China’s infamous dog meat festival kicks off as activists urge crackdown

Tribune Content Agency

A widely condemned dog meat festival opened on Sunday despite the Chinese government’s recent attempts to discourage dog consumption across the country.

The annual Lychee and Dog Meat Festival in the southern city of Yulin is scheduled to go on for 10 days in defiance of international criticism.

Humane International Society, one of the event’s fiercest critics, urged the government to halt the festival after some of its activists rescued 10 puppies that were being sold at a market outside Yulin.

“I couldn’t believe that these friendly and innocent puppies would be killed for food if we hadn’t been there by chance, and I can’t believe that anyone would even want to eat these adorable little darlings,” Jenifer Chen, an activist with the group, said in a statement.
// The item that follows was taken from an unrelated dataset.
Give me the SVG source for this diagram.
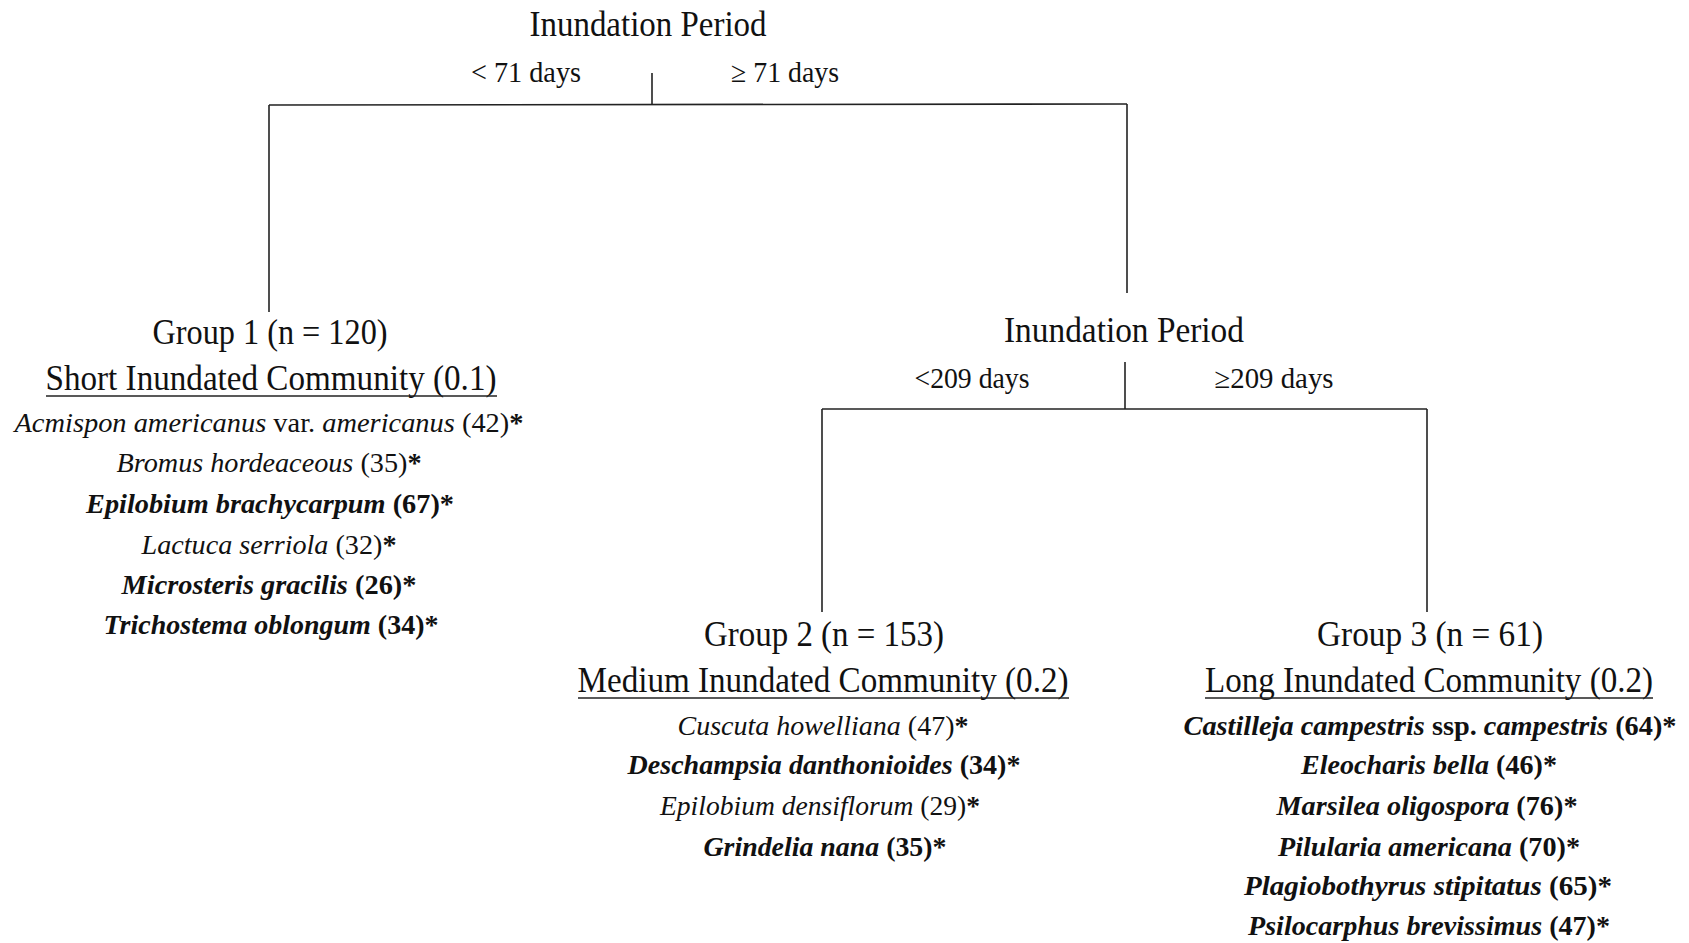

China’s controversial wildlife-farming industry has come under increased scrutiny this year because of the coronavirus pandemic, which is believed to have originated in a wet market in the central Chinese city of Wuhan.

In April, the country’s Ministry of Agriculture and Rural Affairs excluded dogs from a list of animals that can be farmed for meat. It was the first time ever that the Chinese government explicitly addressed the consumption of dog meat in an official document.

“With the progress of human civilization and the public’s concern and preference for animal protection, dogs have changed from traditional domestic animals to companion animals,” the government said in a draft proposal translated by HSI.

The festival was still underway this week despite the growing efforts to stop it. Event organizers have been accused of snatching thousands of dogs and cats from the streets or from people’s backyards, cramming them into cages and loading them into trucks to bring to the festival ever year.

But Dr. Peter Li, the nonprofit’s China policy specialist, said the increasingly controversial nature of the dog meat business is starting to affect this questionable culinary habit.

“While some traders told the activists they were doing as much business as possible to make up for lack of sales from January to March due to the coronavirus, others reported that it is now harder to acquire live dogs from outside Guangxi province due to the government’s crackdown on trans-provincial animal transport,” he said in a statement. “Instead of the huge slaughter trucks of previous years bringing in thousands of dogs at a time, they say it is more common now to see small truckloads of mostly locally sourced dogs from nearby towns.”